• Enid Blyton will not be getting a commemorative coin in the UK. (Getty Images)
The Royal Mint is said to have "concern over the backlash" that may result over an Enid Blyton commemorative coin.
By
Samuel Leighton-Dore

28 Aug 2019 - 12:55 PM  UPDATED 28 Aug 2019 - 1:03 PM

Beloved children's book author Enid Blyton has found herself in hot water, 60 years after her death.

The mind behind classic books including The Faraway Tree, The Wishing Chair and Noddy has made headlines after a commemorative coin celebrating the author's legacy was blocked by The Royal Mint in the UK, with the organisation holding fears over her homophobic and racist views.

During a recent meeting by The Royal Mint Advisory Committee, the public body reportedly noted that “she [Blyton] is known to have been a racist, sexist, homophobe and not a very well-regarded writer."

According to the Daily Mail, the group had a “deep concern that this theme will bring adverse reaction… concern over the backlash that may result from this.”

PinkNews reports that Blyton was first accused of holding racist views in a 1966 article by Lena Jeger published by The Guardian, in which she criticised Blyton's book The Little Black Doll. The book told the story of a doll who was hated because he was black, until he is “washed clean” by the rain and eventually accepted.

However, some claimed it was unfair of The Royal Mint to judge Blyton based on today's values, with Good Morning Britain presenter Richard Madeley saying that calling the author a “racist, sexist homophobe” was “ridiculous”.

“It seems to me that if you were to draw a line in the year 1955 and go backwards from there, you could pretty much pick up anybody based on our modern values and what is acceptable today," he said on the show.
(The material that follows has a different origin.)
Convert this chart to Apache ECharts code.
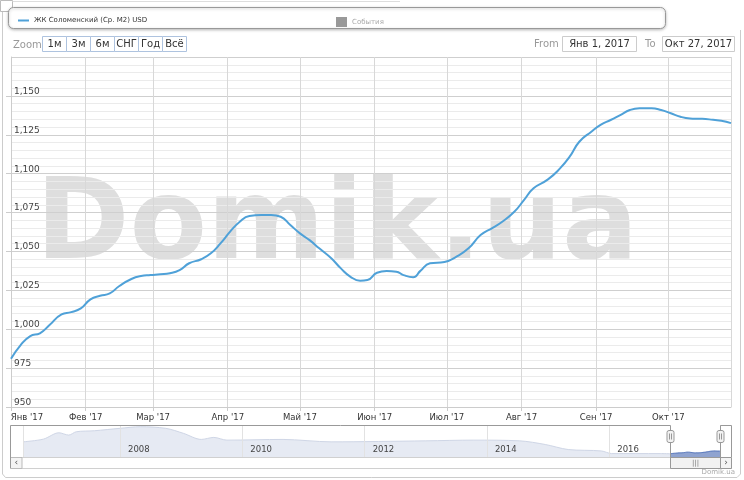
<!DOCTYPE html>
<html><head><meta charset="utf-8">
<script src="https://cdn.jsdelivr.net/npm/echarts@6/dist/echarts.min.js"></script>
<style>html,body{margin:0;padding:0;background:#fff}#c{width:744px;height:480px}</style>
</head><body><div id="c"></div>
<script>
const seriesName = 'ЖК Соломенский (Ср. М2) USD';
const eventsName = 'События';
const monthNames = ['Янв','Фев','Мар','Апр','Май','Июн','Июл','Авг','Сен','Окт','Ноя','Дек'];
const zoomButtons = ['1м','3м','6м','СНГ','Год','Всё'];

const dates = ['2017-01-01','2017-01-05','2017-01-09','2017-01-13','2017-01-17','2017-01-22','2017-01-26','2017-01-30',
 '2017-02-03','2017-02-07','2017-02-11','2017-02-15','2017-02-20','2017-02-24','2017-02-28',
 '2017-03-04','2017-03-08','2017-03-12','2017-03-16','2017-03-21','2017-03-25','2017-03-29',
 '2017-04-02','2017-04-06','2017-04-10','2017-04-15','2017-04-19','2017-04-23','2017-04-27',
 '2017-05-01','2017-05-05','2017-05-09','2017-05-14','2017-05-18','2017-05-22','2017-05-26','2017-05-29',
 '2017-06-02','2017-06-06','2017-06-10','2017-06-13','2017-06-17','2017-06-20','2017-06-24','2017-06-30',
 '2017-07-05','2017-07-10','2017-07-15','2017-07-20','2017-07-24','2017-07-29',
 '2017-08-02','2017-08-06','2017-08-12','2017-08-17','2017-08-21','2017-08-25','2017-08-30',
 '2017-09-03','2017-09-07','2017-09-11','2017-09-15','2017-09-19','2017-09-24','2017-09-28',
 '2017-10-02','2017-10-06','2017-10-10','2017-10-14','2017-10-18','2017-10-23','2017-10-27'];
const values = [981,989.8,995.6,997.4,1002.7,1009.6,1011,1013.4,
 1019.2,1021.5,1023,1027.8,1032.3,1034.2,1034.8,
 1035.3,1036,1038,1042.4,1045,1048.8,1055.2,
 1062.7,1069.1,1072.8,1073.4,1073.4,1072.3,1067,
 1061.6,1057.3,1052,1045.6,1039.1,1033.7,1031.2,1031.6,
 1036.3,1037.4,1037,1034.8,1033.4,1037.5,1042.4,1043.2,
 1046.6,1052,1060.5,1065.2,1069.1,1075.5,
 1083,1090.6,1096.3,1103.4,1110.9,1120.5,1127,
 1131.5,1134.5,1137.7,1140.9,1142,1142,1140.9,
 1138.8,1136.6,1135.5,1135.3,1134.9,1134,1132.5];

const yMin = 950, yMax = 1175, yStep = 25;

const navDates = ['2006-06-01','2006-10-01','2007-01-01','2007-03-01','2007-04-15','2007-08-01','2008-01-01','2008-05-01','2008-10-01','2009-01-15','2009-05-01','2009-07-15','2009-10-01','2010-09-01','2011-06-15','2013-01-01','2013-10-15','2014-07-15','2014-12-15','2015-05-01','2015-11-15','2016-01-15','2016-11-01','2017-01-01'];
const navValues = [1652,1805,2163,2033,2220,2277,2413,2504,2413,2129,1788,1902,1749,1788,1652,1709,1749,1709,1504,1220,1141,993,993,981];

function parseD(s){const p=s.split('-').map(Number);return new Date(p[0],p[1]-1,p[2]);}
function fmtRange(s){const d=parseD(s);return monthNames[d.getMonth()]+' '+d.getDate()+', '+d.getFullYear();}
function toYear(s){const d=parseD(s);const y=d.getFullYear();const a=new Date(y,0,1).getTime(),b=new Date(y+1,0,1).getTime();return y+(d.getTime()-a)/(b-a);}

const mainData = dates.map((d,i)=>[parseD(d).getTime(), values[i]]);
const navData = navDates.map((d,i)=>[toYear(d), navValues[i]]);
const navSelData = dates.map((d,i)=>[toYear(d), values[i]]);
const xMin = parseD(dates[0]).getTime();

const FONT = 'DejaVu Sans';
const chart = echarts.init(document.getElementById('c'), null, {renderer:'canvas'});

const graphics = [];
graphics.push({type:'rect', z:1, shape:{x:0.5,y:0.5,width:12,height:11,r:[0,0,3,0]}, style:{fill:'#fff',stroke:'#bbb',lineWidth:1}});
graphics.push({type:'polyline', z:1, shape:{points:[[12.5,1.5],[400,1.5]]}, style:{stroke:'#ddd',lineWidth:1,fill:null}});
graphics.push({type:'polyline', z:1, shape:{points:[[2.5,12],[2.5,474],[5.5,477.5],[737,477.5],[740.5,474],[740.5,30]]}, style:{stroke:'#ccc',lineWidth:1,fill:null}});
graphics.push({type:'rect', z:2, shape:{x:8.5,y:7.5,width:657,height:21,r:5}, style:{fill:'#fff',stroke:'#999',lineWidth:1,shadowBlur:3,shadowOffsetY:1,shadowColor:'rgba(0,0,0,0.25)'}});
graphics.push({type:'text', z:2, style:{text:'Zoom', x:13, y:45, fill:'#999', font:'10px "'+FONT+'"', verticalAlign:'middle'}});
zoomButtons.forEach((b,i)=>{
  const x = 42.5 + i*24;
  graphics.push({type:'rect', z:2, shape:{x:x,y:36.5,width:24,height:15}, style:{fill:'#fff',stroke:'#aec3df',lineWidth:1}});
  graphics.push({type:'text', z:3, style:{text:b, x:x+12, y:44.5, fill:'#333', font:'10px "'+FONT+'"', align:'center', verticalAlign:'middle'}});
});
graphics.push({type:'text', z:2, style:{text:'From', x:534, y:44.5, fill:'#999', font:'10px "'+FONT+'"', verticalAlign:'middle'}});
graphics.push({type:'rect', z:2, shape:{x:562.5,y:36.5,width:74,height:15}, style:{fill:'#fff',stroke:'#ccc',lineWidth:1}});
graphics.push({type:'text', z:3, style:{text:fmtRange(dates[0]), x:599.5, y:44.5, fill:'#333', font:'10px "'+FONT+'"', align:'center', verticalAlign:'middle'}});
graphics.push({type:'text', z:2, style:{text:'To', x:645, y:44.5, fill:'#999', font:'10px "'+FONT+'"', verticalAlign:'middle'}});
graphics.push({type:'rect', z:2, shape:{x:662.5,y:36.5,width:72,height:15}, style:{fill:'#fff',stroke:'#ccc',lineWidth:1}});
graphics.push({type:'text', z:3, style:{text:fmtRange(dates[dates.length-1]), x:698.5, y:44.5, fill:'#333', font:'10px "'+FONT+'"', align:'center', verticalAlign:'middle'}});
graphics.push({type:'text', z:-1, silent:true, style:{text:'Domik.ua', x:337, y:229, fill:'#dedede', font:'bold 113px "'+FONT+'"', align:'center', verticalAlign:'middle'}});
graphics.push({type:'rect', z:5, shape:{x:10.5,y:457.5,width:721,height:11}, style:{fill:'#fff',stroke:'#d0d0d0',lineWidth:1}});
graphics.push({type:'rect', z:5, shape:{x:10.5,y:457.5,width:11.5,height:11}, style:{fill:'#f4f4f4',stroke:'#bbb',lineWidth:1}});
graphics.push({type:'text', z:6, style:{text:'‹', x:16.3, y:462.5, fill:'#555', font:'9px "'+FONT+'"', align:'center', verticalAlign:'middle'}});
graphics.push({type:'rect', z:5, shape:{x:670.5,y:457.5,width:50,height:11}, style:{fill:'#f2f2f2',stroke:'#999',lineWidth:1}});
graphics.push({type:'text', z:6, style:{text:'|||', x:695.5, y:463, fill:'#777', font:'7px "'+FONT+'"', align:'center', verticalAlign:'middle'}});
graphics.push({type:'rect', z:5, shape:{x:720.5,y:457.5,width:11,height:11}, style:{fill:'#f4f4f4',stroke:'#999',lineWidth:1}});
graphics.push({type:'text', z:6, style:{text:'›', x:726, y:462.5, fill:'#555', font:'9px "'+FONT+'"', align:'center', verticalAlign:'middle'}});
graphics.push({type:'polyline', z:6, shape:{points:[[10.5,468],[10.5,425.5],[670.5,425.5],[670.5,468]]}, style:{stroke:'#999',lineWidth:1,fill:null}});
graphics.push({type:'polyline', z:6, shape:{points:[[720.5,468],[720.5,425.5],[731.5,425.5],[731.5,457]]}, style:{stroke:'#999',lineWidth:1,fill:null}});
[670.5,720.5].forEach(x=>{
  graphics.push({type:'rect', z:7, shape:{x:x-3.5,y:430.5,width:7,height:12,r:2}, style:{fill:'#f2f2f2',stroke:'#999',lineWidth:1}});
  graphics.push({type:'polyline', z:8, shape:{points:[[x-1,433.5],[x-1,439.5]]}, style:{stroke:'#999',lineWidth:1,fill:null}});
  graphics.push({type:'polyline', z:8, shape:{points:[[x+1,433.5],[x+1,439.5]]}, style:{stroke:'#999',lineWidth:1,fill:null}});
});
graphics.push({type:'text', z:2, style:{text:'Domik.ua', x:735, y:472, fill:'#aaa', font:'7px "'+FONT+'"', align:'right', verticalAlign:'middle'}});

const option = {
  animation:false,
  backgroundColor:'#fff',
  textStyle:{fontFamily:FONT},
  graphic:{elements:graphics},
  legend:[
    {data:[{name:seriesName, icon:'rect'}], left:13, top:12, itemWidth:11, itemHeight:2, itemGap:5,
     textStyle:{fontSize:7, color:'#333', fontFamily:FONT}, selectedMode:false, z:10},
    {data:[{name:eventsName, icon:'rect'}], left:331, top:12, itemWidth:11, itemHeight:10,
     textStyle:{fontSize:7, color:'#aaa', fontFamily:FONT}, selectedMode:false, z:10}
  ],
  grid:[
    {left:11, right:13, top:57, bottom:73, containLabel:false, outerBoundsMode:'none'},
    {left:23, right:23.5, top:425, bottom:23, containLabel:false, outerBoundsMode:'none'}
  ],
  xAxis:[
    {type:'time', gridIndex:0, min:xMin, max:parseD(dates[dates.length-1]).getTime(),
     splitNumber:10,
     axisLine:{show:true, lineStyle:{color:'#ccc'}},
     axisTick:{show:true, length:4, lineStyle:{color:'#ccc'}},
     axisLabel:{color:'#333', fontSize:8.5, fontFamily:FONT, margin:6, showMaxLabel:false, hideOverlap:false,
       formatter:function(v){const d=new Date(v);const t=monthNames[d.getMonth()]+" '"+String(d.getFullYear()).slice(2);
         return v===xMin ? '{first|'+t+'}' : t;},
       rich:{first:{padding:[0,0,0,32], fontSize:8.5, color:'#333', fontFamily:FONT}}},
     splitLine:{show:true, lineStyle:{color:'#d8d8d8'}}},
    {type:'value', gridIndex:1, z:4, min:toYear(navDates[0]), max:toYear(dates[dates.length-1]), splitNumber:5,
     axisLine:{show:false}, axisTick:{show:false},
     axisLabel:{inside:true, color:'#444', fontSize:8.5, fontFamily:FONT, margin:3, align:'left', padding:[0,0,0,8],
       showMinLabel:false, showMaxLabel:false, hideOverlap:false,
       formatter:function(v){return Number.isInteger(v) ? String(v) : '';}},
     splitLine:{show:true, lineStyle:{color:'#e2e2e2'}}}
  ],
  yAxis:[
    {type:'value', gridIndex:0, min:yMin, max:yMax, interval:yStep,
     axisLine:{show:true, lineStyle:{color:'#ccc'}},
     axisTick:{show:true, length:5, lineStyle:{color:'#ccc'}},
     axisLabel:{inside:true, margin:3, verticalAlign:'bottom', color:'#444', fontSize:9, fontFamily:FONT, showMaxLabel:false,
       formatter:function(v){return v.toLocaleString('en-US');}},
     splitLine:{show:true, lineStyle:{color:'#cfcfcf'}},
     minorTick:{show:false, splitNumber:5},
     minorSplitLine:{show:true, lineStyle:{color:'#ebebeb'}}},
    {type:'value', gridIndex:1, min:800, max:2600, show:false, splitLine:{show:false}}
  ],
  series:[
    {name:seriesName, type:'line', xAxisIndex:0, yAxisIndex:0, data:mainData, smooth:0.5, symbol:'none',
     lineStyle:{color:'#4fa1d8', width:2}, itemStyle:{color:'#4fa1d8'}, z:5},
    {name:eventsName, type:'scatter', xAxisIndex:0, yAxisIndex:0, data:[], itemStyle:{color:'#7f7f7f'}},
    {name:'nav', type:'line', xAxisIndex:1, yAxisIndex:1, data:navData, smooth:0.3, symbol:'none', z:1,
     lineStyle:{color:'#cfd6e6', width:1}, areaStyle:{color:'#e6eaf3', opacity:1}, silent:true},
    {name:'navSel', type:'line', xAxisIndex:1, yAxisIndex:1, data:navSelData, smooth:0.3, symbol:'none', z:1,
     lineStyle:{color:'#4d6fb8', width:1}, areaStyle:{color:'#8fa3d0', opacity:1}, silent:true}
  ]
};
chart.setOption(option);
</script>
</body></html>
“You could pick up almost anybody on what they said, what they thought, words they used. Obviously there are lines that you cross such as fascism, Hitler, Mussolini, etc, but there are social lines that have changed, and you can’t judge people by the standards of today.”

However, UK author Matt Haig disagreed, writing on Twitter: “Not everyone had Enid Blyton’s values in Enid Blyton’s time. Enid Blyton wrote a book about an ‘ugly’ black doll as late as 1966 that was called out in newspapers at the time.

“Not everyone in the past was dripping in racism and anti-semitism and homophobia to the same extent.”